Give all the lines below again, exactly, with no pictures.

• Data shown

········

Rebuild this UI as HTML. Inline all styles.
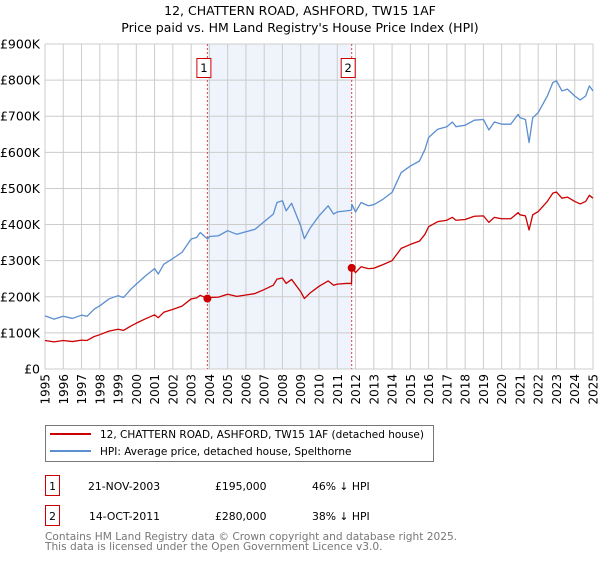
<!DOCTYPE html>
<html><head><meta charset="utf-8"><style>
body{margin:0;background:#fff;font-family:"DejaVu Sans","Liberation Sans",sans-serif;}
svg text{font-family:"DejaVu Sans","Liberation Sans",sans-serif;}
</style></head><body>
<svg id="chart" width="600" height="560" viewBox="0 0 600 560" xmlns="http://www.w3.org/2000/svg">
<text x="300" y="15" text-anchor="middle" font-size="12.5">12, CHATTERN ROAD, ASHFORD, TW15 1AF</text>
<text x="300" y="32" text-anchor="middle" font-size="12.5">Price paid vs. HM Land Registry's House Price Index (HPI)</text>
<g id="plot"></g>
<g>
<rect x="45.5" y="425.5" width="388" height="36" fill="#fff" stroke="#777"/>
<line x1="50" y1="434" x2="91" y2="434" stroke="#cc0000" stroke-width="2"/>
<text x="100" y="438" font-size="10.5">12, CHATTERN ROAD, ASHFORD, TW15 1AF (detached house)</text>
<line x1="50" y1="451" x2="91" y2="451" stroke="#5b8fd0" stroke-width="2"/>
<text x="100" y="455" font-size="10.5">HPI: Average price, detached house, Spelthorne</text>
</g>
<g font-size="10.8">
<rect x="45.5" y="475.5" width="14" height="20" fill="#fff" stroke="#cc0000"/>
<text x="52.5" y="490" text-anchor="middle">1</text>
<text x="88" y="490">21-NOV-2003</text><text x="215" y="490">£195,000</text><text x="312" y="490">46% ↓ HPI</text>
<rect x="45.5" y="505.5" width="14" height="20" fill="#fff" stroke="#cc0000"/>
<text x="52.5" y="520" text-anchor="middle">2</text>
<text x="89" y="520">14-OCT-2011</text><text x="215" y="520">£280,000</text><text x="312" y="520">38% ↓ HPI</text>
</g>
<text x="45" y="540" font-size="10.6" fill="#777">Contains HM Land Registry data © Crown copyright and database right 2025.</text>
<text x="45" y="550" font-size="10.6" fill="#777">This data is licensed under the Open Government Licence v3.0.</text>
</svg>
<script>
const dates=[1995,1995.5,1996,1996.5,1997,1997.3,1997.7,1998,1998.5,1999,1999.3,1999.7,2000,2000.5,2001,2001.2,2001.5,2002,2002.5,2003,2003.3,2003.5,2003.9,2004,2004.5,2005,2005.5,2006,2006.5,2007,2007.5,2007.7,2008,2008.2,2008.5,2009,2009.2,2009.5,2010,2010.5,2010.8,2011,2011.5,2011.78,2011.8,2012,2012.3,2012.7,2013,2013.5,2014,2014.5,2015,2015.5,2015.8,2016,2016.5,2017,2017.3,2017.5,2018,2018.5,2019,2019.3,2019.6,2020,2020.5,2020.9,2021,2021.3,2021.5,2021.7,2022,2022.5,2022.8,2023,2023.3,2023.6,2024,2024.3,2024.6,2024.8,2025];
const hpiValues=[147,138,146,140,149,146,166,175,194,203,198,221,235,258,278,263,290,306,323,360,364,378,360,367,369,383,373,380,387,408,429,461,466,438,459,396,361,389,424,452,429,435,438,440,456,435,461,452,455,470,489,544,562,576,608,641,664,671,684,671,675,689,691,662,684,678,678,705,696,691,627,696,710,756,793,798,770,775,756,745,756,784,770];
const priceValues=[79,75,79,76,80,79,90,95,105,110,107,119,127,139,150,142,157,165,174,194,197,204,195,198,199,207,201,205,209,220,232,249,252,237,248,214,195,210,229,244,232,235,237,237,280,267,283,278,279,289,300,334,345,354,373,394,408,412,420,412,414,423,424,406,420,416,416,433,427,424,385,427,436,464,487,490,473,476,464,457,464,481,473];
const yTicks=[0,100,200,300,400,500,600,700,800,900];
const yTickLabels=["£0","£100K","£200K","£300K","£400K","£500K","£600K","£700K","£800K","£900K"];
const xYears=[1995,1996,1997,1998,1999,2000,2001,2002,2003,2004,2005,2006,2007,2008,2009,2010,2011,2012,2013,2014,2015,2016,2017,2018,2019,2020,2021,2022,2023,2024,2025];
const saleDates=[2003.89,2011.79];
const salePrices=[195,280];
const saleLabels=["1","2"];
const X0=45,X1=593,Y0=369,Y1=44;
const x=t=>X0+(t-1995)/30*(X1-X0);
const y=v=>Y0-v/900*(Y0-Y1);
const NS="http://www.w3.org/2000/svg";
const g=document.getElementById('plot');
function mk(tag,attrs,parent){const e=document.createElementNS(NS,tag);for(const k in attrs)e.setAttribute(k,attrs[k]);(parent||g).appendChild(e);return e;}
let e=mk('rect',{x:x(saleDates[0]),y:Y1,width:x(saleDates[1])-x(saleDates[0]),height:Y0-Y1,fill:'#eef3fc'});


xYears.forEach(t=>{
 const l=mk('line',{x1:x(t),x2:x(t),y1:Y1,y2:Y0,stroke:'#cccccc'});
 
 
 const tx=mk('text',{x:0,y:0,'font-size':12,'text-anchor':'end',transform:`translate(${x(t)+4.5},374) rotate(-90)`});
 tx.textContent=t;
 
 
});
yTicks.forEach((v,i)=>{
 const l=mk('line',{x1:X0,x2:X1,y1:y(v),y2:y(v),stroke:'#cccccc'});
 
 
 const tx=mk('text',{x:40,y:y(v)+4.5,'font-size':12.5,'text-anchor':'end'});
 tx.textContent=yTickLabels[i];
 
 
});
saleDates.forEach((d,i)=>{
 const l=mk('line',{x1:x(d),x2:x(d),y1:Y1,y2:Y0,stroke:'#dd4444','stroke-dasharray':'2,2'});
 
 
});
function path(vals,color,name){
 const p=mk('polyline',{points:dates.map((d,i)=>x(d)+','+y(vals[i])).join(' '),fill:'none',stroke:color,'stroke-width':1.3,'stroke-linejoin':'round'});
 
 
}
path(hpiValues,'#5b8fd0','hpi-line');
path(priceValues,'#cc0000','price-paid-line');
saleDates.forEach((d,i)=>{
 const c=mk('circle',{cx:x(d),cy:y(salePrices[i]),r:4,fill:'#cc0000'});
 
 
 const r=mk('rect',{x:x(d)-10.5,y:58.5,width:14,height:19,fill:'#fff',stroke:'#cc0000'});
 
 
 const t=mk('text',{x:x(d)-3.5,y:72,'font-size':11.5,'text-anchor':'middle'});
 t.textContent=saleLabels[i];
 
 
});
</script>
</body></html>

········

• The output
Rebuild this UI as HTML. Inline all styles.
<!DOCTYPE html>
<html><head><meta charset="utf-8"><style>
body{margin:0;background:#fff;font-family:"DejaVu Sans","Liberation Sans",sans-serif;}
svg text{font-family:"DejaVu Sans","Liberation Sans",sans-serif;}
</style></head><body>
<svg id="chart" width="600" height="560" viewBox="0 0 600 560" xmlns="http://www.w3.org/2000/svg">
<text x="300" y="15" text-anchor="middle" font-size="12.5">12, CHATTERN ROAD, ASHFORD, TW15 1AF</text>
<text x="300" y="32" text-anchor="middle" font-size="12.5">Price paid vs. HM Land Registry's House Price Index (HPI)</text>
<g id="plot"></g>
<g>
<rect x="45.5" y="425.5" width="388" height="36" fill="#fff" stroke="#777"/>
<line x1="50" y1="434" x2="91" y2="434" stroke="#cc0000" stroke-width="2"/>
<text x="100" y="438" font-size="10.5">12, CHATTERN ROAD, ASHFORD, TW15 1AF (detached house)</text>
<line x1="50" y1="451" x2="91" y2="451" stroke="#5b8fd0" stroke-width="2"/>
<text x="100" y="455" font-size="10.5">HPI: Average price, detached house, Spelthorne</text>
</g>
<g font-size="10.8">
<rect x="45.5" y="475.5" width="14" height="20" fill="#fff" stroke="#cc0000"/>
<text x="52.5" y="490" text-anchor="middle">1</text>
<text x="88" y="490">21-NOV-2003</text><text x="215" y="490">£195,000</text><text x="312" y="490">46% ↓ HPI</text>
<rect x="45.5" y="505.5" width="14" height="20" fill="#fff" stroke="#cc0000"/>
<text x="52.5" y="520" text-anchor="middle">2</text>
<text x="89" y="520">14-OCT-2011</text><text x="215" y="520">£280,000</text><text x="312" y="520">38% ↓ HPI</text>
</g>
<text x="45" y="540" font-size="10.6" fill="#777">Contains HM Land Registry data © Crown copyright and database right 2025.</text>
<text x="45" y="550" font-size="10.6" fill="#777">This data is licensed under the Open Government Licence v3.0.</text>
</svg>
<script>
const dates=[1995,1995.5,1996,1996.5,1997,1997.3,1997.7,1998,1998.5,1999,1999.3,1999.7,2000,2000.5,2001,2001.2,2001.5,2002,2002.5,2003,2003.3,2003.5,2003.9,2004,2004.5,2005,2005.5,2006,2006.5,2007,2007.5,2007.7,2008,2008.2,2008.5,2009,2009.2,2009.5,2010,2010.5,2010.8,2011,2011.5,2011.78,2011.8,2012,2012.3,2012.7,2013,2013.5,2014,2014.5,2015,2015.5,2015.8,2016,2016.5,2017,2017.3,2017.5,2018,2018.5,2019,2019.3,2019.6,2020,2020.5,2020.9,2021,2021.3,2021.5,2021.7,2022,2022.5,2022.8,2023,2023.3,2023.6,2024,2024.3,2024.6,2024.8,2025];
const hpiValues=[147,138,146,140,149,146,166,175,194,203,198,221,235,258,278,263,290,306,323,360,364,378,360,367,369,383,373,380,387,408,429,461,466,438,459,396,361,389,424,452,429,435,438,440,456,435,461,452,455,470,489,544,562,576,608,641,664,671,684,671,675,689,691,662,684,678,678,705,696,691,627,696,710,756,793,798,770,775,756,745,756,784,770];
const priceValues=[79,75,79,76,80,79,90,95,105,110,107,119,127,139,150,142,157,165,174,194,197,204,195,198,199,207,201,205,209,220,232,249,252,237,248,214,195,210,229,244,232,235,237,237,280,267,283,278,279,289,300,334,345,354,373,394,408,412,420,412,414,423,424,406,420,416,416,433,427,424,385,427,436,464,487,490,473,476,464,457,464,481,473];
const yTicks=[0,100,200,300,400,500,600,700,800,900];
const yTickLabels=["£0","£100K","£200K","£300K","£400K","£500K","£600K","£700K","£800K","£900K"];
const xYears=[1995,1996,1997,1998,1999,2000,2001,2002,2003,2004,2005,2006,2007,2008,2009,2010,2011,2012,2013,2014,2015,2016,2017,2018,2019,2020,2021,2022,2023,2024,2025];
const saleDates=[2003.89,2011.79];
const salePrices=[195,280];
const saleLabels=["1","2"];
const X0=45,X1=593,Y0=369,Y1=44;
const x=t=>X0+(t-1995)/30*(X1-X0);
const y=v=>Y0-v/900*(Y0-Y1);
const NS="http://www.w3.org/2000/svg";
const g=document.getElementById('plot');
function mk(tag,attrs,parent){const e=document.createElementNS(NS,tag);for(const k in attrs)e.setAttribute(k,attrs[k]);(parent||g).appendChild(e);return e;}
let e=mk('rect',{x:x(saleDates[0]),y:Y1,width:x(saleDates[1])-x(saleDates[0]),height:Y0-Y1,fill:'#eef3fc'});


xYears.forEach(t=>{
 const l=mk('line',{x1:x(t),x2:x(t),y1:Y1,y2:Y0,stroke:'#cccccc'});
 
 
 const tx=mk('text',{x:0,y:0,'font-size':12,'text-anchor':'end',transform:`translate(${x(t)+4.5},374) rotate(-90)`});
 tx.textContent=t;
 
 
});
yTicks.forEach((v,i)=>{
 const l=mk('line',{x1:X0,x2:X1,y1:y(v),y2:y(v),stroke:'#cccccc'});
 
 
 const tx=mk('text',{x:40,y:y(v)+4.5,'font-size':12.5,'text-anchor':'end'});
 tx.textContent=yTickLabels[i];
 
 
});
saleDates.forEach((d,i)=>{
 const l=mk('line',{x1:x(d),x2:x(d),y1:Y1,y2:Y0,stroke:'#dd4444','stroke-dasharray':'2,2'});
 
 
});
function path(vals,color,name){
 const p=mk('polyline',{points:dates.map((d,i)=>x(d)+','+y(vals[i])).join(' '),fill:'none',stroke:color,'stroke-width':1.3,'stroke-linejoin':'round'});
 
 
}
path(hpiValues,'#5b8fd0','hpi-line');
path(priceValues,'#cc0000','price-paid-line');
saleDates.forEach((d,i)=>{
 const c=mk('circle',{cx:x(d),cy:y(salePrices[i]),r:4,fill:'#cc0000'});
 
 
 const r=mk('rect',{x:x(d)-10.5,y:58.5,width:14,height:19,fill:'#fff',stroke:'#cc0000'});
 
 
 const t=mk('text',{x:x(d)-3.5,y:72,'font-size':11.5,'text-anchor':'middle'});
 t.textContent=saleLabels[i];
 
 
});
</script>
</body></html>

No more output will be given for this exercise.